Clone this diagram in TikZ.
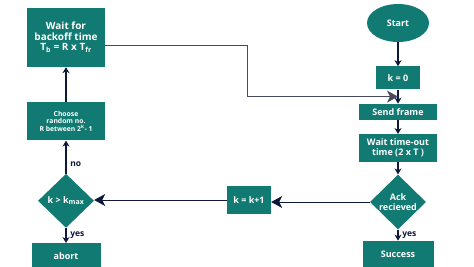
\documentclass[tikz,border=0pt]{standalone}
\usepackage{fontspec}
\setmainfont{Open Sans}
\usetikzlibrary{positioning,arrows.meta,shapes.geometric,calc}
\definecolor{flowteal}{RGB}{17,122,114}
\definecolor{flownavy}{RGB}{13,24,58}

\begin{document}
\begin{tikzpicture}[x=1pt, y=-1pt,
    font=\bfseries\fontsize{9}{10}\selectfont,
    box/.style={fill=flowteal, text=white, align=center, inner sep=2pt},
    decide/.style={box, diamond, aspect=1, inner sep=0pt,
                   minimum width=56pt, minimum height=54pt},
    term/.style={box, ellipse, minimum width=62pt, minimum height=38pt},
    flow/.style={-{Stealth[length=6pt,width=7pt]}, line width=2pt, flownavy},
    back/.style={-{Stealth[length=11pt,width=12pt,inset=3pt]}, line width=0.8pt, flownavy},
    lbl/.style={font=\bfseries\fontsize{8.5}{10}\selectfont, text=flownavy},
  ]
  \useasboundingbox (0,0) rectangle (474,266);
  % main column (right)
  \node[term] (start) at (398,23) {Start};
  \node[box, minimum width=44pt, minimum height=23pt, below=24pt of start] (k0) {k = 0};
  \node[box, minimum width=78pt, minimum height=16pt, below=14pt of k0] (send) {Send frame};
  \node[box, minimum width=78pt, minimum height=28pt, below=14pt of send] (timeout)
    {Wait time-out\\time (2 x T )};
  \node[decide, below=12pt of timeout] (ack) {Ack\\recieved};
  \node[box, minimum width=71pt, minimum height=26pt, below=11pt of ack] (success) {Success};
  % retry column (left)
  \node[box, font=\bfseries\fontsize{10}{10.5}\selectfont, minimum width=78pt,
        minimum height=59pt] (wait) at (66,37.5)
    {Wait for\\backoff time\\T\textsubscript{b} = R x T\textsubscript{fr}};
  \node[box, font=\bfseries\fontsize{6.8}{7.6}\selectfont, minimum width=78pt,
        minimum height=38pt, below=35pt of wait] (choose)
    {Choose\\random no.\\R between 2\textsuperscript{k}- 1};
  \node[decide, below=33pt of choose] (kmax) {k > k\textsubscript{\fontsize{7}{8}\selectfont max}};
  \node[box, minimum width=69pt, minimum height=26pt, below=15pt of kmax] (abort) {abort};
  % counter in between
  \node[box, minimum width=44pt, minimum height=28pt] (kplus) at (249,200) {k = k+1};
  % helper points for the re-send line
  \coordinate (join) at ($(k0.south)!0.5!(send.north)$);
  \coordinate (turn) at (247,0 |- join);
  % connectors
  \draw[flow] (start) -- (k0);
  \draw[flow] (k0) -- (send);
  \draw[flow] (send) -- (timeout);
  \draw[flow] (timeout) -- (ack);
  \draw[flow] (ack) -- node[lbl, right] {yes} (success);
  \draw[flow] (kmax) -- node[lbl, right] {yes} (abort);
  \draw[flow] (kmax) -- node[lbl, right, pos=0.3] {no} (choose);
  \draw[flow] (choose) -- (wait);
  \draw[back] (ack.west) -- (ack.west -| kplus.east);
  \draw[back] (kplus.west) -- (kplus.west -| kmax.east);
  \draw[back, gray!50!flownavy] ([yshift=-8pt]wait.east) -| (turn) -- (join);
\end{tikzpicture}
\end{document}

§ **Your instructions**
The data should be printed again unchanged; leave its pictures out.

§ **The completed task**
Clone this diagram in TikZ.
\documentclass[tikz,border=0pt]{standalone}
\usepackage{fontspec}
\setmainfont{Open Sans}
\usetikzlibrary{positioning,arrows.meta,shapes.geometric,calc}
\definecolor{flowteal}{RGB}{17,122,114}
\definecolor{flownavy}{RGB}{13,24,58}

\begin{document}
\begin{tikzpicture}[x=1pt, y=-1pt,
    font=\bfseries\fontsize{9}{10}\selectfont,
    box/.style={fill=flowteal, text=white, align=center, inner sep=2pt},
    decide/.style={box, diamond, aspect=1, inner sep=0pt,
                   minimum width=56pt, minimum height=54pt},
    term/.style={box, ellipse, minimum width=62pt, minimum height=38pt},
    flow/.style={-{Stealth[length=6pt,width=7pt]}, line width=2pt, flownavy},
    back/.style={-{Stealth[length=11pt,width=12pt,inset=3pt]}, line width=0.8pt, flownavy},
    lbl/.style={font=\bfseries\fontsize{8.5}{10}\selectfont, text=flownavy},
  ]
  \useasboundingbox (0,0) rectangle (474,266);
  % main column (right)
  \node[term] (start) at (398,23) {Start};
  \node[box, minimum width=44pt, minimum height=23pt, below=24pt of start] (k0) {k = 0};
  \node[box, minimum width=78pt, minimum height=16pt, below=14pt of k0] (send) {Send frame};
  \node[box, minimum width=78pt, minimum height=28pt, below=14pt of send] (timeout)
    {Wait time-out\\time (2 x T )};
  \node[decide, below=12pt of timeout] (ack) {Ack\\recieved};
  \node[box, minimum width=71pt, minimum height=26pt, below=11pt of ack] (success) {Success};
  % retry column (left)
  \node[box, font=\bfseries\fontsize{10}{10.5}\selectfont, minimum width=78pt,
        minimum height=59pt] (wait) at (66,37.5)
    {Wait for\\backoff time\\T\textsubscript{b} = R x T\textsubscript{fr}};
  \node[box, font=\bfseries\fontsize{6.8}{7.6}\selectfont, minimum width=78pt,
        minimum height=38pt, below=35pt of wait] (choose)
    {Choose\\random no.\\R between 2\textsuperscript{k}- 1};
  \node[decide, below=33pt of choose] (kmax) {k > k\textsubscript{\fontsize{7}{8}\selectfont max}};
  \node[box, minimum width=69pt, minimum height=26pt, below=15pt of kmax] (abort) {abort};
  % counter in between
  \node[box, minimum width=44pt, minimum height=28pt] (kplus) at (249,200) {k = k+1};
  % helper points for the re-send line
  \coordinate (join) at ($(k0.south)!0.5!(send.north)$);
  \coordinate (turn) at (247,0 |- join);
  % connectors
  \draw[flow] (start) -- (k0);
  \draw[flow] (k0) -- (send);
  \draw[flow] (send) -- (timeout);
  \draw[flow] (timeout) -- (ack);
  \draw[flow] (ack) -- node[lbl, right] {yes} (success);
  \draw[flow] (kmax) -- node[lbl, right] {yes} (abort);
  \draw[flow] (kmax) -- node[lbl, right, pos=0.3] {no} (choose);
  \draw[flow] (choose) -- (wait);
  \draw[back] (ack.west) -- (ack.west -| kplus.east);
  \draw[back] (kplus.west) -- (kplus.west -| kmax.east);
  \draw[back, gray!50!flownavy] ([yshift=-8pt]wait.east) -| (turn) -- (join);
\end{tikzpicture}
\end{document}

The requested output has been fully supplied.